Collecting a judgment: Persistence pays off
The association’s attorney has worked diligently to obtain a judgment against a delinquent homeowner. What can be done to ensure that the association gets paid? Is all hope lost if the judgment is initially not collectible?
The inability to immediately collect on personal judgments against delinquent homeowners is a major setback for associations and becoming more common in light of the current state of the economy, with unemployment rates at unprecedented levels and fewer homeowners having extra cash sitting in their bank and brokerage accounts. However, periodic follow-ups on files deemed initially non-collectible often result in favorable outcomes for associations.
Once a judgment has been entered, the association’s attorney must determine the most efficient, timely and economical manner to collect the amount owed. The most common methods of collecting a judgment include requesting a garnishment of a homeowner’s wages (‘continuing writ of garnishment’) or funds being held in their bank/brokerage account(s) (‘bank writ’).

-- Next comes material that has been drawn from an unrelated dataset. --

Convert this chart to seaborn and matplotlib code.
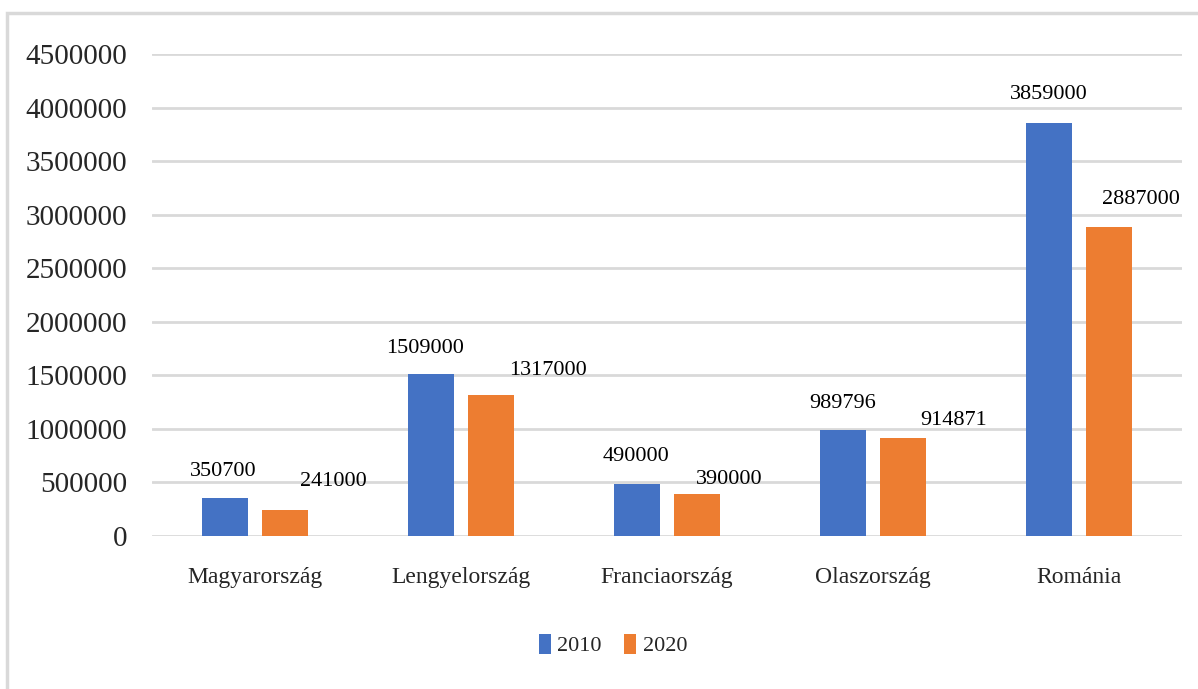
import matplotlib
matplotlib.use("Agg")
import matplotlib.pyplot as plt
import seaborn as sns
import pandas as pd
from matplotlib.patches import Rectangle, Patch

countries = ["Magyarország", "Lengyelország", "Franciaország", "Olaszország", "Románia"]
years = ["2010", "2020"]
values_2010 = [350700, 1509000, 490000, 989796, 3859000]
values_2020 = [241000, 1317000, 390000, 914871, 2887000]
yticks = [0, 500000, 1000000, 1500000, 2000000, 2500000, 3000000, 3500000, 4000000, 4500000]

colors = ["#4472C4", "#ED7D31"]

df = pd.DataFrame({
    "country": countries * 2,
    "year": [years[0]] * len(countries) + [years[1]] * len(countries),
    "value": values_2010 + values_2020,
})

sns.set_theme(style="white")
plt.rcParams["font.family"] = ["Liberation Serif", "DejaVu Serif"]

fig = plt.figure(figsize=(11.98, 6.89), dpi=100)
ax = fig.add_axes([152 / 1198, 1 - 536 / 689, (1182 - 152) / 1198, (536 - 54) / 689])

sns.barplot(data=df, x="country", y="value", hue="year", order=countries,
            hue_order=years, palette=colors, width=0.584, gap=0.23,
            saturation=1, ax=ax, legend=False, edgecolor="none")

ax.set_ylim(0, 4500000)
ax.set_xlim(-0.5, len(countries) - 0.5)
ax.set_yticks(yticks)
ax.set_yticklabels([str(v) for v in yticks], fontsize=21)
ax.tick_params(axis="y", length=0, pad=18)
ax.tick_params(axis="x", length=0, pad=22, labelsize=17)
ax.set_xlabel("")
ax.set_ylabel("")
for s in ax.spines.values():
    s.set_visible(False)
ax.yaxis.grid(True, color="#d9d9d9", linewidth=2)
ax.set_axisbelow(True)

# data labels
dx_px = {years[0]: [-2, -6, -1, 0, 0], years[1]: [48, 57, 32, 51, 32]}
dy_px = {years[0]: [22, 21, 23, 22, 24], years[1]: [24, 20, 10, 13, 23]}
containers = ax.containers
for yi, (yr, cont) in enumerate(zip(years, containers)):
    vals = values_2010 if yi == 0 else values_2020
    for ci, (bar, v) in enumerate(zip(cont, vals)):
        xc = bar.get_x() + bar.get_width() / 2
        ax.annotate(str(v), xy=(xc, bar.get_height()),
                    xytext=(dx_px[yr][ci], dy_px[yr][ci]), textcoords="offset pixels",
                    ha="center", va="baseline", fontsize=16, color="#000000")

handles = [Patch(facecolor=c, edgecolor="none") for c in colors]
fig.legend(handles, years, loc="center", bbox_to_anchor=(613 / 1198, 1 - 645 / 689),
           ncol=2, frameon=False, fontsize=16, handlelength=0.55, handleheight=1.0,
           handletextpad=0.3, columnspacing=1.0)

fig.patches.append(Rectangle((7 / 1198, -0.05), 1.1, 1 - 13 / 689 + 0.05,
                             transform=fig.transFigure, fill=False,
                             edgecolor="#d9d9d9", linewidth=2.5))

fig.savefig("out.png", dpi=100)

A bank writ is a feasible option if the association can locate identifying bank information from a homeowner, such as a check copy. It is recommended that the association or its management company retain check images or copies from homeowners to ensure that this information is readily available if needed. Once a bank writ is prepared, it is served on the bank (referred to as the garnishee in these proceedings) which then has 10 days to file a response indicating whether there are any funds being held by them on behalf of the homeowner. If so, the funds are immediately “frozen” until such time as the writ is released by the association or ordered by the court. A copy of the writ is then served on the homeowner. If no objection is filed by the homeowner, the bank releases the funds to the court who then disburses the funds to the association.
Another method of collecting on a judgment, if the homeowner’s current employer can be identified, is by serving a Continuing Writ of Garnishment on their employer. Assuming that the homeowner remains employed, up to twenty-five percent of their wages are disbursed to and retained by the association until such time as the association’s judgment is paid in full.
So what happens if a homeowner’s bank information or current place of employment cannot be located? The association can serve Interrogatories on the delinquent homeowners. These are written questions requesting information about the homeowner’s assets, including bank accounts and brokerage/investment accounts, and current place(s) of employment. A homeowner is required to answer the interrogatories completely and under oath within ten days. If the homeowner fails to answer the interrogatories or answers them incompletely, they may subsequently be held in contempt of court which may result in the court assessing fines or even ordering the incarceration of the homeowner.
In some cases, the association may not be able to obtain any information about a homeowner’s assets and/or current place of employment, even after a contempt citation has been issued. As a general rule, it is our recommendation that these accounts not be “written-off”. For a nominal charge, it is recommended that we follow-up on these accounts every four to six months. A follow-up oftentimes results in us discovering the following critical information:
- That the delinquent homeowner is now currently employed enabling us to garnish their wages
- That a previously filed bankruptcy has been discharged or, better yet, dismissed
- A current, valid address for a homeowner where interrogatories can be served
Although we recommend at least two follow-ups, each collection file should be analyzed on a case by case basis to ensure that a collection matter is being handled as efficiently and economically as possible. The association may also want to consider a receivership or foreclosure as an option to collect the outstanding debt; these remedies will be discussed in future articles.